§ DIRECTIONS FOR THIS TASK: Make an exact copy of the data below, leaving out every picture.

§ DATA SHOWN:
--------
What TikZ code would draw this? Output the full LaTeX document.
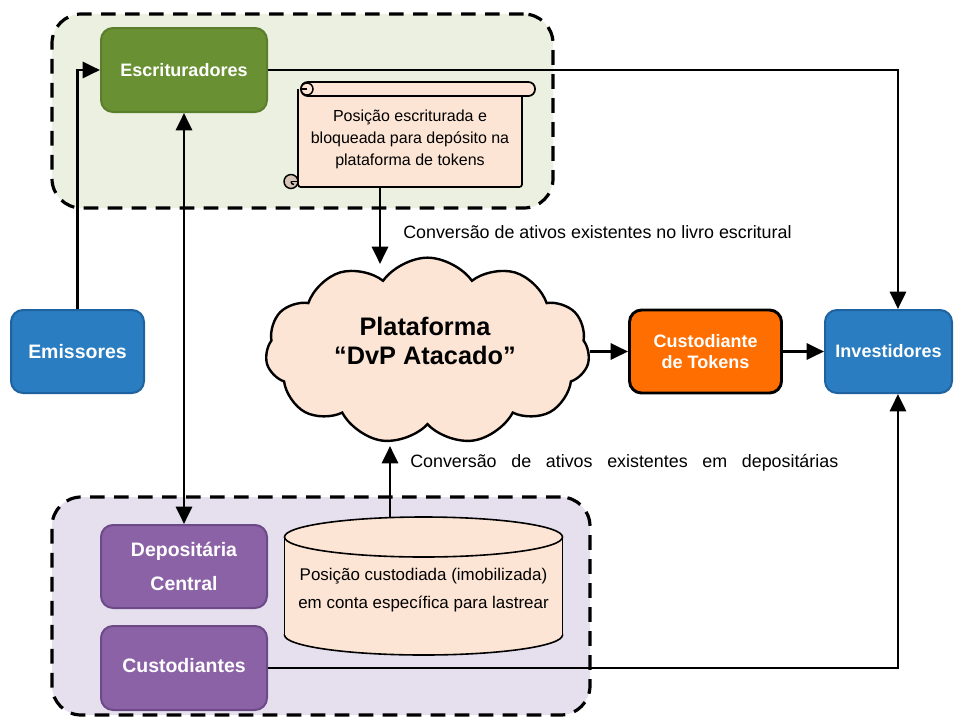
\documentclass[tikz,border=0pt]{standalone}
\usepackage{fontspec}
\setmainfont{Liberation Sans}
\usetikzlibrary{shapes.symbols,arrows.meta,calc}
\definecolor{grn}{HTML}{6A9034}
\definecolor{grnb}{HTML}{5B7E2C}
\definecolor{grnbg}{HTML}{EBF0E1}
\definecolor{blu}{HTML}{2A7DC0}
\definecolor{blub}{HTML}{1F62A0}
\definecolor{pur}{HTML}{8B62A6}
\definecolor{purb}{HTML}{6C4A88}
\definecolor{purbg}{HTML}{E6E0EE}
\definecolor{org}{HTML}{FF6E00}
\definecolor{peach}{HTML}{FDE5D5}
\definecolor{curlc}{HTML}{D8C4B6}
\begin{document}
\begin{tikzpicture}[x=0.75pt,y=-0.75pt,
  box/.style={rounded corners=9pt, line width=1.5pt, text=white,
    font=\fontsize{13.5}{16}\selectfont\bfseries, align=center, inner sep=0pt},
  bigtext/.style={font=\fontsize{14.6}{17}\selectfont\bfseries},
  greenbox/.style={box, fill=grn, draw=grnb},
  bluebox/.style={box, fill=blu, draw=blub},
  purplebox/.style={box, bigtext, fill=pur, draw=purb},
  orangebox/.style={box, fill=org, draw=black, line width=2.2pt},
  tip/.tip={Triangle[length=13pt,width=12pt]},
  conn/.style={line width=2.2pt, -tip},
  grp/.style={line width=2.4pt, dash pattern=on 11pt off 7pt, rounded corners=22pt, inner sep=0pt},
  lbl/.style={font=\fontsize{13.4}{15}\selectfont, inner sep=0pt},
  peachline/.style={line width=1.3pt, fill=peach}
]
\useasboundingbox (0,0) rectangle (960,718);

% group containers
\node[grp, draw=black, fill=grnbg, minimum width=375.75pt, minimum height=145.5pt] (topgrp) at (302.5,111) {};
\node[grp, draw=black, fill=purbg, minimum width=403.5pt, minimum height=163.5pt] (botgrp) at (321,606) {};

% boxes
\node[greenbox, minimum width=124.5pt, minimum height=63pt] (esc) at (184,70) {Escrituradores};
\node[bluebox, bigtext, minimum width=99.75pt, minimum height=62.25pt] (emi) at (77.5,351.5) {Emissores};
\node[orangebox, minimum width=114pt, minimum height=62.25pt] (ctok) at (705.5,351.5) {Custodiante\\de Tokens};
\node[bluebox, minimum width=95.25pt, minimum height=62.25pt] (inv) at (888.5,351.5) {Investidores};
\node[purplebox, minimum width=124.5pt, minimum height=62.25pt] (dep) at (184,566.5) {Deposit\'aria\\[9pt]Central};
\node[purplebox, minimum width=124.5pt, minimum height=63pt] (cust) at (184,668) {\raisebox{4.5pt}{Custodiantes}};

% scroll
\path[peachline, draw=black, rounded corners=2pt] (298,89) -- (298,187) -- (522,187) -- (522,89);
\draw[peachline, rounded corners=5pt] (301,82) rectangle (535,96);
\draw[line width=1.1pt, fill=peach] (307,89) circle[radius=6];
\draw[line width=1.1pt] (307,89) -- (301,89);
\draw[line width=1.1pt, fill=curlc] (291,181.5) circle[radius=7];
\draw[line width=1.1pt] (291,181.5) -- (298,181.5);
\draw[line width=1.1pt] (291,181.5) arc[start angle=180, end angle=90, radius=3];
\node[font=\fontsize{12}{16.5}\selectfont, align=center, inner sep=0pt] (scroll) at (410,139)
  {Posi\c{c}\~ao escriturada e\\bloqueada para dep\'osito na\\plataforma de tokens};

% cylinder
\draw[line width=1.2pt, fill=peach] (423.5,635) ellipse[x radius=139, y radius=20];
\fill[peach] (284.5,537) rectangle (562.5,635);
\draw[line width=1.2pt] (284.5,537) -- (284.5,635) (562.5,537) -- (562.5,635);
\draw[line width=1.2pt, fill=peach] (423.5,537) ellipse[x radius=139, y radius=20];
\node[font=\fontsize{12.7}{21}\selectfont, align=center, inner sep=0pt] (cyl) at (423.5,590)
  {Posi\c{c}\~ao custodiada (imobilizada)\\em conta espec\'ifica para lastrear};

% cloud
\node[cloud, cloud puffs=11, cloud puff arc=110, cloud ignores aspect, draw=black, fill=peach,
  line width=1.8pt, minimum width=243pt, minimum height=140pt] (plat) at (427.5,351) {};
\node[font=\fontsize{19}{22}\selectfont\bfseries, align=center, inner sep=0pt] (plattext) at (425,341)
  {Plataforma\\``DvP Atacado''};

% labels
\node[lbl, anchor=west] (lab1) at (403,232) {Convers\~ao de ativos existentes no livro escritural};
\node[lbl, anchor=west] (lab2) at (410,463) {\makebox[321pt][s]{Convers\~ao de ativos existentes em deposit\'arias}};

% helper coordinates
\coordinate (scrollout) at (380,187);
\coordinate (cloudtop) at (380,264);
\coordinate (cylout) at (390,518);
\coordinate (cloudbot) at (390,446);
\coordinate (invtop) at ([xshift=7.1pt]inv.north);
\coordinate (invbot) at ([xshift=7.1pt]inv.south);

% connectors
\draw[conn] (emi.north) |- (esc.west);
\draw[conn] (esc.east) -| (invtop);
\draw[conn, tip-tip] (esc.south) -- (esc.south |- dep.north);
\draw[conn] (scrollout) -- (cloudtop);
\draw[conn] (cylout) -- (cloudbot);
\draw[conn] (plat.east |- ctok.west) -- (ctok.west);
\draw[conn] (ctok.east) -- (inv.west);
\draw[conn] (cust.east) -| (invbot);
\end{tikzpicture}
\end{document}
--------
§ COMPLETE OUTPUT:
What TikZ code would draw this? Output the full LaTeX document.
\documentclass[tikz,border=0pt]{standalone}
\usepackage{fontspec}
\setmainfont{Liberation Sans}
\usetikzlibrary{shapes.symbols,arrows.meta,calc}
\definecolor{grn}{HTML}{6A9034}
\definecolor{grnb}{HTML}{5B7E2C}
\definecolor{grnbg}{HTML}{EBF0E1}
\definecolor{blu}{HTML}{2A7DC0}
\definecolor{blub}{HTML}{1F62A0}
\definecolor{pur}{HTML}{8B62A6}
\definecolor{purb}{HTML}{6C4A88}
\definecolor{purbg}{HTML}{E6E0EE}
\definecolor{org}{HTML}{FF6E00}
\definecolor{peach}{HTML}{FDE5D5}
\definecolor{curlc}{HTML}{D8C4B6}
\begin{document}
\begin{tikzpicture}[x=0.75pt,y=-0.75pt,
  box/.style={rounded corners=9pt, line width=1.5pt, text=white,
    font=\fontsize{13.5}{16}\selectfont\bfseries, align=center, inner sep=0pt},
  bigtext/.style={font=\fontsize{14.6}{17}\selectfont\bfseries},
  greenbox/.style={box, fill=grn, draw=grnb},
  bluebox/.style={box, fill=blu, draw=blub},
  purplebox/.style={box, bigtext, fill=pur, draw=purb},
  orangebox/.style={box, fill=org, draw=black, line width=2.2pt},
  tip/.tip={Triangle[length=13pt,width=12pt]},
  conn/.style={line width=2.2pt, -tip},
  grp/.style={line width=2.4pt, dash pattern=on 11pt off 7pt, rounded corners=22pt, inner sep=0pt},
  lbl/.style={font=\fontsize{13.4}{15}\selectfont, inner sep=0pt},
  peachline/.style={line width=1.3pt, fill=peach}
]
\useasboundingbox (0,0) rectangle (960,718);

% group containers
\node[grp, draw=black, fill=grnbg, minimum width=375.75pt, minimum height=145.5pt] (topgrp) at (302.5,111) {};
\node[grp, draw=black, fill=purbg, minimum width=403.5pt, minimum height=163.5pt] (botgrp) at (321,606) {};

% boxes
\node[greenbox, minimum width=124.5pt, minimum height=63pt] (esc) at (184,70) {Escrituradores};
\node[bluebox, bigtext, minimum width=99.75pt, minimum height=62.25pt] (emi) at (77.5,351.5) {Emissores};
\node[orangebox, minimum width=114pt, minimum height=62.25pt] (ctok) at (705.5,351.5) {Custodiante\\de Tokens};
\node[bluebox, minimum width=95.25pt, minimum height=62.25pt] (inv) at (888.5,351.5) {Investidores};
\node[purplebox, minimum width=124.5pt, minimum height=62.25pt] (dep) at (184,566.5) {Deposit\'aria\\[9pt]Central};
\node[purplebox, minimum width=124.5pt, minimum height=63pt] (cust) at (184,668) {\raisebox{4.5pt}{Custodiantes}};

% scroll
\path[peachline, draw=black, rounded corners=2pt] (298,89) -- (298,187) -- (522,187) -- (522,89);
\draw[peachline, rounded corners=5pt] (301,82) rectangle (535,96);
\draw[line width=1.1pt, fill=peach] (307,89) circle[radius=6];
\draw[line width=1.1pt] (307,89) -- (301,89);
\draw[line width=1.1pt, fill=curlc] (291,181.5) circle[radius=7];
\draw[line width=1.1pt] (291,181.5) -- (298,181.5);
\draw[line width=1.1pt] (291,181.5) arc[start angle=180, end angle=90, radius=3];
\node[font=\fontsize{12}{16.5}\selectfont, align=center, inner sep=0pt] (scroll) at (410,139)
  {Posi\c{c}\~ao escriturada e\\bloqueada para dep\'osito na\\plataforma de tokens};

% cylinder
\draw[line width=1.2pt, fill=peach] (423.5,635) ellipse[x radius=139, y radius=20];
\fill[peach] (284.5,537) rectangle (562.5,635);
\draw[line width=1.2pt] (284.5,537) -- (284.5,635) (562.5,537) -- (562.5,635);
\draw[line width=1.2pt, fill=peach] (423.5,537) ellipse[x radius=139, y radius=20];
\node[font=\fontsize{12.7}{21}\selectfont, align=center, inner sep=0pt] (cyl) at (423.5,590)
  {Posi\c{c}\~ao custodiada (imobilizada)\\em conta espec\'ifica para lastrear};

% cloud
\node[cloud, cloud puffs=11, cloud puff arc=110, cloud ignores aspect, draw=black, fill=peach,
  line width=1.8pt, minimum width=243pt, minimum height=140pt] (plat) at (427.5,351) {};
\node[font=\fontsize{19}{22}\selectfont\bfseries, align=center, inner sep=0pt] (plattext) at (425,341)
  {Plataforma\\``DvP Atacado''};

% labels
\node[lbl, anchor=west] (lab1) at (403,232) {Convers\~ao de ativos existentes no livro escritural};
\node[lbl, anchor=west] (lab2) at (410,463) {\makebox[321pt][s]{Convers\~ao de ativos existentes em deposit\'arias}};

% helper coordinates
\coordinate (scrollout) at (380,187);
\coordinate (cloudtop) at (380,264);
\coordinate (cylout) at (390,518);
\coordinate (cloudbot) at (390,446);
\coordinate (invtop) at ([xshift=7.1pt]inv.north);
\coordinate (invbot) at ([xshift=7.1pt]inv.south);

% connectors
\draw[conn] (emi.north) |- (esc.west);
\draw[conn] (esc.east) -| (invtop);
\draw[conn, tip-tip] (esc.south) -- (esc.south |- dep.north);
\draw[conn] (scrollout) -- (cloudtop);
\draw[conn] (cylout) -- (cloudbot);
\draw[conn] (plat.east |- ctok.west) -- (ctok.west);
\draw[conn] (ctok.east) -- (inv.west);
\draw[conn] (cust.east) -| (invbot);
\end{tikzpicture}
\end{document}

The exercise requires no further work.